## START
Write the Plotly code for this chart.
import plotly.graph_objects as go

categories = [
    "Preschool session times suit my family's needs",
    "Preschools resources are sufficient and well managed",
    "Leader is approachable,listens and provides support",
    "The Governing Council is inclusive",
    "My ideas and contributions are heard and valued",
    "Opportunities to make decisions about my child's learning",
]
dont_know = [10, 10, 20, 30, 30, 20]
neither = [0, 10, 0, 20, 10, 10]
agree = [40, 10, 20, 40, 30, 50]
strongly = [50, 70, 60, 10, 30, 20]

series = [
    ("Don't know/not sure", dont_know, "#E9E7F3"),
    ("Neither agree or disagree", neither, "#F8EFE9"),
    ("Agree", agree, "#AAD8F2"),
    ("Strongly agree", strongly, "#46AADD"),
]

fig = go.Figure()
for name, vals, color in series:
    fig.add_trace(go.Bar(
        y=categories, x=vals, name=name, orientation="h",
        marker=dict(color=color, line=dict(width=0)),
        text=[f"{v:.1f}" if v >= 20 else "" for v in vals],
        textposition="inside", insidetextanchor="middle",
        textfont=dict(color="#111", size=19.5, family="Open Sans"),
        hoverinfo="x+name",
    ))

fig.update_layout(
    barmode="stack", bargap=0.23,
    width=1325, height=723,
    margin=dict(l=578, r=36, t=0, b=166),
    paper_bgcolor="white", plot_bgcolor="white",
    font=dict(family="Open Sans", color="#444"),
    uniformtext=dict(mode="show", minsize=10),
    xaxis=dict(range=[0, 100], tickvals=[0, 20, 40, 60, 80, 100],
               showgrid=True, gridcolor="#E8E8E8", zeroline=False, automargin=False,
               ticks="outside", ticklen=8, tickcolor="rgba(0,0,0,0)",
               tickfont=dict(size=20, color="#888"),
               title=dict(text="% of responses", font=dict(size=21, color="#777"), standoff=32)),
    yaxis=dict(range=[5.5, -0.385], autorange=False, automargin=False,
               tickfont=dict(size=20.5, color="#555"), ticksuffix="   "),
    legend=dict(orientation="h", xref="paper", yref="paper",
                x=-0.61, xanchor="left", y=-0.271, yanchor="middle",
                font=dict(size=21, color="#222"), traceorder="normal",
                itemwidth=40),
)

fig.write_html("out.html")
## END
## START
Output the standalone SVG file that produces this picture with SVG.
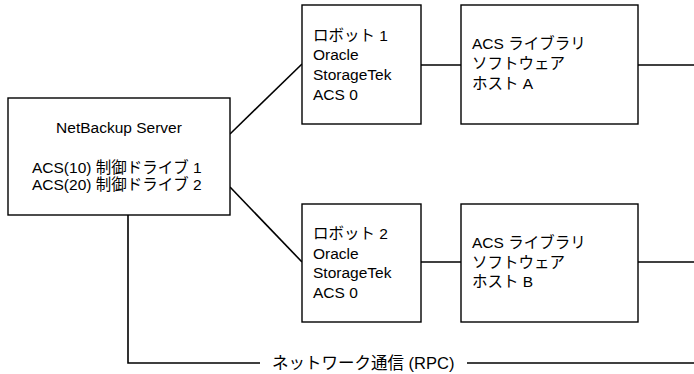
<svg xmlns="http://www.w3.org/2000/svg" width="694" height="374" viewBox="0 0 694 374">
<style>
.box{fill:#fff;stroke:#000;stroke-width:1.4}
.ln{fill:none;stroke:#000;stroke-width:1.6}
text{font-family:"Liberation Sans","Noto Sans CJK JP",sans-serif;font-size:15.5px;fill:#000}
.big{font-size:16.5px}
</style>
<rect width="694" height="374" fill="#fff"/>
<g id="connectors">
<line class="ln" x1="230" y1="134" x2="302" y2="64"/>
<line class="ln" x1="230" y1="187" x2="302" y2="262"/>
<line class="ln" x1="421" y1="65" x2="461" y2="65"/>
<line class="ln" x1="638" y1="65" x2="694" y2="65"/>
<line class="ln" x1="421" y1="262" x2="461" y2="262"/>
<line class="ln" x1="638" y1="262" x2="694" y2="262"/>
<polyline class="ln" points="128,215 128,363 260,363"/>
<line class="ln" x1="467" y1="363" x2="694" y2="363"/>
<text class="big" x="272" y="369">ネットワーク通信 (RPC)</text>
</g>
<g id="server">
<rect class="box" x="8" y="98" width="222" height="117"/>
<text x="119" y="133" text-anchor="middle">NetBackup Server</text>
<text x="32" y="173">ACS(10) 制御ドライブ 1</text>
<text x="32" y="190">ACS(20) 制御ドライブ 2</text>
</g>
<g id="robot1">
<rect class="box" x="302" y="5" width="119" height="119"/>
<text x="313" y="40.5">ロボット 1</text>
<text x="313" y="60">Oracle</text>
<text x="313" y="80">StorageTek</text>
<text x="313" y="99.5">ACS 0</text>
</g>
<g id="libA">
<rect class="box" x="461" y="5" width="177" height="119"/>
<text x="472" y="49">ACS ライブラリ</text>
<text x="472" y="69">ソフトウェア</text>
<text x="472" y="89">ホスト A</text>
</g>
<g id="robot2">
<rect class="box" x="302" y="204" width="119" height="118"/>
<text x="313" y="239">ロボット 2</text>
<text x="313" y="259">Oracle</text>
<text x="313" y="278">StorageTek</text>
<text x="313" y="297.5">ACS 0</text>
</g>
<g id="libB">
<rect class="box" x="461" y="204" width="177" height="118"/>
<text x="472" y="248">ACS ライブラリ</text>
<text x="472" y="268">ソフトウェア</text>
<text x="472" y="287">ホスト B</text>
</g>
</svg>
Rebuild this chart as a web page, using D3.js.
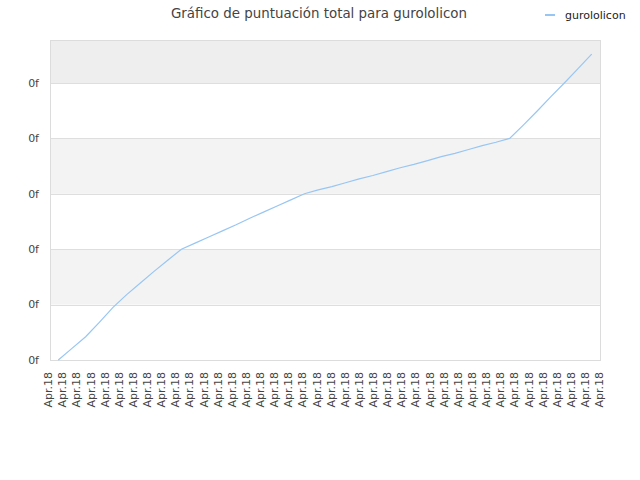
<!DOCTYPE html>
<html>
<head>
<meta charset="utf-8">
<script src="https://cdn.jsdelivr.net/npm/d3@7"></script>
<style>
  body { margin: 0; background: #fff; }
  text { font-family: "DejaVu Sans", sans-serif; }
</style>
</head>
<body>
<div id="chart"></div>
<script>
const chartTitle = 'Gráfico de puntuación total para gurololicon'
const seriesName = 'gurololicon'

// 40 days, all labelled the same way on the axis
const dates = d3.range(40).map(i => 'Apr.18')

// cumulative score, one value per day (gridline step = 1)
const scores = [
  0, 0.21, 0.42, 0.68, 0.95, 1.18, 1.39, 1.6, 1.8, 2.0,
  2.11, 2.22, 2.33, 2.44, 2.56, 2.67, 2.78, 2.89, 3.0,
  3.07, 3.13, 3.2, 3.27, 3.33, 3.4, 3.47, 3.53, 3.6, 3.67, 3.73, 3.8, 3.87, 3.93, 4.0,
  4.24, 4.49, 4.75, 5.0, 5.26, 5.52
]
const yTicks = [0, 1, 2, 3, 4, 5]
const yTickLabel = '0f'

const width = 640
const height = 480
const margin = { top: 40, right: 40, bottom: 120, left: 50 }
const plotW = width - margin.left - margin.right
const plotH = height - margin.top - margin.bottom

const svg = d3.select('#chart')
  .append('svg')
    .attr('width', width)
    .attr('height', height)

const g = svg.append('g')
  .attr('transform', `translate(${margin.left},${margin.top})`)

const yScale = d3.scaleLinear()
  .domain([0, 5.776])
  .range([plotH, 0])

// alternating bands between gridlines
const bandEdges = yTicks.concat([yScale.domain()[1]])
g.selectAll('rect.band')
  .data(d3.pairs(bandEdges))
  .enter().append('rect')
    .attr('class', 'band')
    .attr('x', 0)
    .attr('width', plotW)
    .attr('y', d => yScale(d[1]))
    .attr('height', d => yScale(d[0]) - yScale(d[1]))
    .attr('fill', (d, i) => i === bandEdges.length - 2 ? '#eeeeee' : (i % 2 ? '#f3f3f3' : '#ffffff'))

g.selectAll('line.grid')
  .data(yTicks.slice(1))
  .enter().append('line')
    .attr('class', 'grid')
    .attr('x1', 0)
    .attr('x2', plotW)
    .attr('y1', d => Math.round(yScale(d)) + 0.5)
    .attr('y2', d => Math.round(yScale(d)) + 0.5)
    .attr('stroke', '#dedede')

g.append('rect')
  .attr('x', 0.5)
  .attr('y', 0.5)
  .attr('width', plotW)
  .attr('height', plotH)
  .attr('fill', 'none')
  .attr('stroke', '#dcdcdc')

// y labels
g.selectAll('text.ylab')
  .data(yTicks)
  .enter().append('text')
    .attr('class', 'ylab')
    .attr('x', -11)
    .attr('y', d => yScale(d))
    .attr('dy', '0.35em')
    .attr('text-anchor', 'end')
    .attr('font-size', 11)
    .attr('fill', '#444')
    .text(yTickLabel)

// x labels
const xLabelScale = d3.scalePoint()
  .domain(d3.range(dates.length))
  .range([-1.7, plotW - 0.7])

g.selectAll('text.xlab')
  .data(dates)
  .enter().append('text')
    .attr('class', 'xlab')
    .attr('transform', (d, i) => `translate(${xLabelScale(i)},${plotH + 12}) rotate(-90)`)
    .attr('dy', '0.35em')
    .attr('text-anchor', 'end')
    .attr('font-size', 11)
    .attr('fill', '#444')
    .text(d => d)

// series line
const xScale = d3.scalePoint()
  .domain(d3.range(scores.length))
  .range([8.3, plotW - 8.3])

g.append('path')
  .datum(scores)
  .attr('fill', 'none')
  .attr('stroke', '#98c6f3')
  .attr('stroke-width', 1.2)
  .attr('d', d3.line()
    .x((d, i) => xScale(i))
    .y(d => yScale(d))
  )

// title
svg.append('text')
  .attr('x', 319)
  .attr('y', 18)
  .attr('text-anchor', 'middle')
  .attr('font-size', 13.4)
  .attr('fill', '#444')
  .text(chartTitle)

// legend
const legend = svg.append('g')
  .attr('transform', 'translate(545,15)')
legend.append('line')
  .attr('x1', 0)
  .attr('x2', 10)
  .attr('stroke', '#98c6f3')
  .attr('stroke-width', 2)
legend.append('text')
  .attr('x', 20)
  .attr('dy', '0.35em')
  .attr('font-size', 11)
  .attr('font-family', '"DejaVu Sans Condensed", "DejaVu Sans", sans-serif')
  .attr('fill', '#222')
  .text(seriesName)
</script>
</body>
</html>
## END
◆ REQUIRED TASK ◆
From the entries above, give again exactly the lines running from the line with "Write the Plotly code for this chart." to the line with "import plotly.graph_objects as go"; include both of those lines.

◆ REPLY ◆
Write the Plotly code for this chart.
import plotly.graph_objects as go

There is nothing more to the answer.